Tory win offers false hope
While capital markets professionals might be preparing to pop champagne corks in the expectation of a Conservative Party victory in the UK’s general election on December 12, they should remember that the government’s key policy is appalling for the UK.
The Brexit deal negotiated by the Tories leader Boris Johnson, which will likely go through if the Tories win a parliamentary majority, represents a hard separation for the UK from its largest trading partner. It will also mark the end of the City’s undisputed reign as the continent’s financial hub and will lead to a fragmentation of Europe’s banking system.
Banks will lose their cherished passports and may have to settle for equivalence regimes in order to do business abroad. These are a substandard and arbitrary framework, completely unsuitable for Europe and the UK’s interlinked markets.

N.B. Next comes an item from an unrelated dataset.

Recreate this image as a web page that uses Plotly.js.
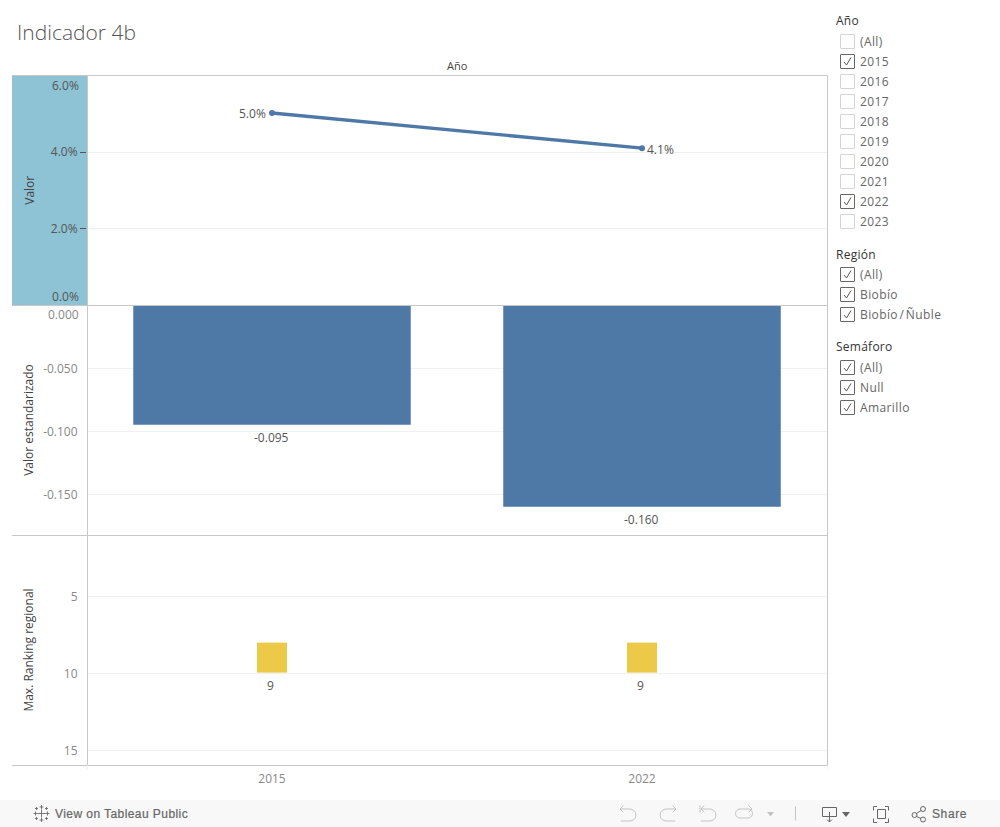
<!DOCTYPE html>
<html>
<head>
<meta charset="utf-8">
<script src="https://cdn.plot.ly/plotly-3.0.1.min.js"></script>
<style>
html,body{margin:0;padding:0;background:#fff;width:1000px;height:827px;overflow:hidden;font-family:"Open Sans",sans-serif}
#chart{position:absolute;left:0;top:0;width:1000px;height:827px}
.ft{position:absolute;left:836px;font-size:12px;color:#333;line-height:16px;white-space:nowrap;letter-spacing:.25px}
.fi{position:absolute;left:860px;font-size:12px;color:#666;line-height:16px;white-space:pre;letter-spacing:.4px;word-spacing:-2px}
.cb{position:absolute;left:840px;width:13px;height:13px;border:1px solid #d4d4d4;border-radius:1px;background:#fff}
.cb.on{border-color:#666}
.cb svg{position:absolute;left:0;top:0}
#bar{position:absolute;left:0;top:800px;width:1000px;height:27px;background:#f8f8f8;font-family:"Liberation Sans",sans-serif;font-size:12px;color:#666}
#bar span{position:absolute;top:6px;line-height:16px;-webkit-text-stroke:.2px #666}
#bar svg{position:absolute;left:0;top:0}
</style>
</head>
<body>
<div id="chart"></div>
<div id="filters"></div>
<div id="bar">
<svg width="1000" height="27" fill="none" stroke-linecap="butt" stroke-linejoin="round">
 <g stroke="#777" stroke-width="1">
  <path d="M41.500 9.500v8M37.500 13.500h8"/>
  <path d="M41.500 5v4M39.500 7h4M41.500 18v4M39.500 20h4M33.500 13.500h4M35.500 11.500v4M45.500 13.500h4M47.500 11.500v4"/>
  <path d="M36.500 7v3M35 8.500h3M46.500 7v3M45 8.500h3M36.500 17v3M35 18.500h3M46.500 17v3M45 18.500h3"/>
 </g>
 <g stroke="#c4c4c4" stroke-width="1" stroke-linecap="round">
  <path d="M621 9h9a6 6 0 0 1 0 12h-9M623 6l-3 3 3 3"/>
  <path d="M675 9h-9a6 6 0 0 0 0 12h9M673 6l3 3-3 3"/>
  <path d="M702 9h8a6 6 0 0 1 0 12h-9M704 6l-3 3 3 3M700 6v6"/>
  <path d="M740 9h8a3 3 0 0 1 0 9h-8a3 3 0 0 1 0-9M749 6l3 3-3 3"/>
  <path d="M795.500 7v13"/>
 </g>
 <path d="M767 12l3.500 4.500 3.500-4.500z" fill="#c4c4c4"/>
 <g stroke="#666" stroke-width="1">
  <path d="M822.500 7.500h14v9h-14zM829.500 12v10M827 19.500l2.500 2.500 2.500-2.500"/>
  <path d="M877 6.500h-3.500v4M885 6.500h3.500v4M877 22.500h-3.500v-4M885 22.500h3.500v-4M877.500 9.500h8v9h-8z"/>
  <circle cx="914.500" cy="15" r="2.500"/><circle cx="923" cy="9" r="2.500"/><circle cx="923" cy="19.500" r="2.500"/>
  <path d="M916.500 13.500l4.500-3M916.500 16.500l4.500 2"/>
 </g>
 <path d="M842 12l4 5 4-5z" fill="#666"/>
</svg>
<span style="left:55px;letter-spacing:.43px">View on Tableau Public</span>
<span style="left:932px;letter-spacing:.6px">Share</span>
</div>
<script>
// chart data
var years = ["2015", "2022"];
var valor = [0.0502, 0.0410];
var valorLabels = ["5.0%", "4.1%"];
var valorEstandarizado = [-0.095, -0.160];
var estandarizadoLabels = ["-0.095", "-0.160"];
var maxRanking = [9, 9];
var rankingLabels = ["9", "9"];

// filter panel contents
var filterAno = [["(All)",0],["2015",1],["2016",0],["2017",0],["2018",0],["2019",0],["2020",0],["2021",0],["2022",1],["2023",0]];
var filterRegion = [["(All)",1],["Biobío",1],["Biobío / Ñuble",1]];
var filterSemaforo = [["(All)",1],["Null",1],["Amarillo",1]];

var BLUE = "#4e79a7", YELLOW = "#edc948", BORDER = "#c8c8c8", GRID = "#f0f0f0";
var W = 1000, H = 827;
function py(p){ return 1 - p / H; }
function px(p){ return p / W; }

var traces = [
  {type:"scatter", mode:"lines+markers", x:years, y:valor, xaxis:"x", yaxis:"y",
   line:{color:BLUE, width:3.4}, marker:{color:BLUE, size:6}, cliponaxis:false, hoverinfo:"skip"},
  {type:"bar", x:years, y:valorEstandarizado, xaxis:"x", yaxis:"y2", width:0.75,
   marker:{color:BLUE}, hoverinfo:"skip"},
  {type:"scatter", mode:"markers", x:years, y:maxRanking, xaxis:"x", yaxis:"y3",
   marker:{color:YELLOW, size:30, symbol:"square"}, hoverinfo:"skip"}
];

function yBase(extra){
  return Object.assign({
    showgrid:true, gridcolor:GRID, gridwidth:1, zeroline:false, showline:false,
    automargin:false, anchor:"x",
    tickfont:{family:"Open Sans", size:12, color:"#888"},
    ticks:"outside", ticklen:6, tickcolor:"rgba(0,0,0,0)"
  }, extra);
}
var titleFont = {family:"Open Sans", size:12, color:"#444"};
var edge = {family:"Open Sans", size:12};
var dataFont = {family:"Open Sans", size:12, color:"#555"};

// x is the category position on the shared year axis
function dataLabel(i, y, yref, text, xanchor, xshift, yshift){
  return {xref:"x", yref:yref, x:i, y:y, text:text, showarrow:false, xanchor:xanchor, yanchor:"middle",
          xshift:xshift, yshift:yshift, font:dataFont};
}
var labelNotes = [
  dataLabel(0, valor[0], "y", valorLabels[0], "right", -4, -0.5),
  dataLabel(1, valor[1], "y", valorLabels[1], "left", 3, -1),
  dataLabel(0, valorEstandarizado[0], "y2", estandarizadoLabels[0], "center", -1, -13),
  dataLabel(1, valorEstandarizado[1], "y2", estandarizadoLabels[1], "center", -1, -13),
  dataLabel(0, maxRanking[0], "y3", rankingLabels[0], "center", -2, -27.5),
  dataLabel(1, maxRanking[1], "y3", rankingLabels[1], "center", -2, -27.5)
];

var layout = {
  width:W, height:H, margin:{l:0,r:0,t:0,b:0}, showlegend:false,
  paper_bgcolor:"#fff", plot_bgcolor:"#fff",
  font:{family:"Open Sans", color:"#555", size:12},
  title:{text:"Indicador 4b", x:px(17), xanchor:"left", y:py(33), yanchor:"middle",
         font:{family:"Open Sans", size:21, color:"#555", weight:300}},
  xaxis:{domain:[px(87),px(827)], type:"category", range:[-0.5,1.5], anchor:"y3",
         showgrid:false, zeroline:false, showline:false, ticks:"outside", ticklen:3,
         tickcolor:"rgba(0,0,0,0)", tickfont:{family:"Open Sans", size:12, color:"#888"}},
  yaxis:yBase({domain:[py(305),py(75.5)], range:[0,0.06], tickvals:[0.02,0.04], ticktext:["2.0%","4.0%"],
         tickfont:{family:"Open Sans", size:12, color:"#555"}, tickcolor:"#555", ticklen:6,
         title:{text:"Valor", font:titleFont, standoff:13}}),
  yaxis2:yBase({domain:[py(535),py(305)], range:[-0.1825,0], tickvals:[-0.05,-0.10,-0.15], ticktext:["-0.050","-0.100","-0.150"],
         ticklabelshift:1, title:{text:"Valor estandarizado", font:titleFont, standoff:6}}),
  yaxis3:yBase({domain:[py(765),py(535)], range:[15.97,1.04], tickvals:[5,10,15],
         ticklabelshift:-1, title:{text:"Max. Ranking regional", font:titleFont, standoff:27}}),
  shapes:[
    {type:"rect", xref:"paper", yref:"paper", x0:px(12), x1:px(87.5), y0:py(305), y1:py(75.5), fillcolor:"#8dc3d4", line:{width:0}, layer:"below"},
    {type:"line", xref:"paper", yref:"paper", x0:px(12), x1:px(827.5), y0:py(75.5), y1:py(75.5), line:{color:BORDER,width:1}},
    {type:"line", xref:"paper", yref:"paper", x0:px(12), x1:px(827.5), y0:py(305.5), y1:py(305.5), line:{color:BORDER,width:1}},
    {type:"line", xref:"paper", yref:"paper", x0:px(12), x1:px(827.5), y0:py(535.5), y1:py(535.5), line:{color:BORDER,width:1}},
    {type:"line", xref:"paper", yref:"paper", x0:px(12), x1:px(827.5), y0:py(765.5), y1:py(765.5), line:{color:BORDER,width:1}},
    {type:"line", xref:"paper", yref:"paper", x0:px(87.5), x1:px(87.5), y0:py(75.5), y1:py(765.5), line:{color:BORDER,width:1}},
    {type:"line", xref:"paper", yref:"paper", x0:px(827.5), x1:px(827.5), y0:py(75.5), y1:py(765.5), line:{color:BORDER,width:1}},
    {type:"line", xref:"paper", yref:"paper", x0:px(87.5), x1:px(87.5), y0:py(765.5), y1:py(769), line:{color:"#f0f0f0",width:1}},
    {type:"line", xref:"paper", yref:"paper", x0:px(827.5), x1:px(827.5), y0:py(765.5), y1:py(769), line:{color:"#f0f0f0",width:1}}
  ],
  annotations:[
    {xref:"paper", yref:"paper", x:px(457), y:py(65.5), text:"Año", showarrow:false, xanchor:"center", yanchor:"middle",
     font:{family:"Open Sans", size:11, color:"#444"}},
    {xref:"paper", yref:"y", x:px(80.5), y:0.06, yshift:-9.5, text:"6.0%", showarrow:false, xanchor:"right", yanchor:"middle", font:Object.assign({color:"#555"},edge)},
    {xref:"paper", yref:"y", x:px(80.5), y:0, yshift:9, text:"0.0%", showarrow:false, xanchor:"right", yanchor:"middle", font:Object.assign({color:"#555"},edge)},
    {xref:"paper", yref:"y2", x:px(80.5), y:0, yshift:-9, text:"0.000", showarrow:false, xanchor:"right", yanchor:"middle", font:Object.assign({color:"#888"},edge)}
  ].concat(labelNotes)
};

Plotly.newPlot("chart", traces, layout, {staticPlot:true, displayModeBar:false});

// filter panels
var CHECK = '<svg width="13" height="13" fill="none"><path d="M3 7l2.500 3L10 2.500" stroke="#555" stroke-width="1"/></svg>';
function addFilter(title, titleY, rows, firstY, step){
  var root = document.getElementById("filters"), h = "";
  h += '<div class="ft" style="top:'+(titleY-7)+'px">'+title+'</div>';
  rows.forEach(function(r,i){
    var y = firstY + i*step;
    h += '<div class="cb'+(r[1]?' on':'')+'" style="top:'+(y-7)+'px">'+(r[1]?CHECK:'')+'</div>';
    h += '<div class="fi" style="top:'+(y-7)+'px">'+r[0]+'</div>';
  });
  root.insertAdjacentHTML("beforeend", h);
}
addFilter("Año", 20, filterAno, 41, 20);
addFilter("Región", 254, filterRegion, 274, 20);
addFilter("Semáforo", 346, filterSemaforo, 367, 20);
</script>
</body>
</html>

Brexit means the UK investors and issuers are also set for a sustained period of economic decline, according to the government’s own economic forecasts, negating any short-term boost from apparent clarity over when and how it will happen.
Should Johnson stick to his pledge of not extending the transition period beyond next year, during which time the UK will remain in the European single market and customs union, the UK would face no-deal chaos at the end of 2020.
Many in the markets may fear Labour government would imperil the UK and drive away investment, but the Tories are committed to a strategy that will cause lasting economic damage to the country.
At the beginning of the 2020s, the UK will be one of the three leading powers in the world’s largest trade bloc. By the beginning of the next decade, it could be a second tier player dependent on the whims of large protectionist powers in lopsided bilateral trade deals.
The Tory horse that so many investors and bankers are backing is a distinctly Trojan one.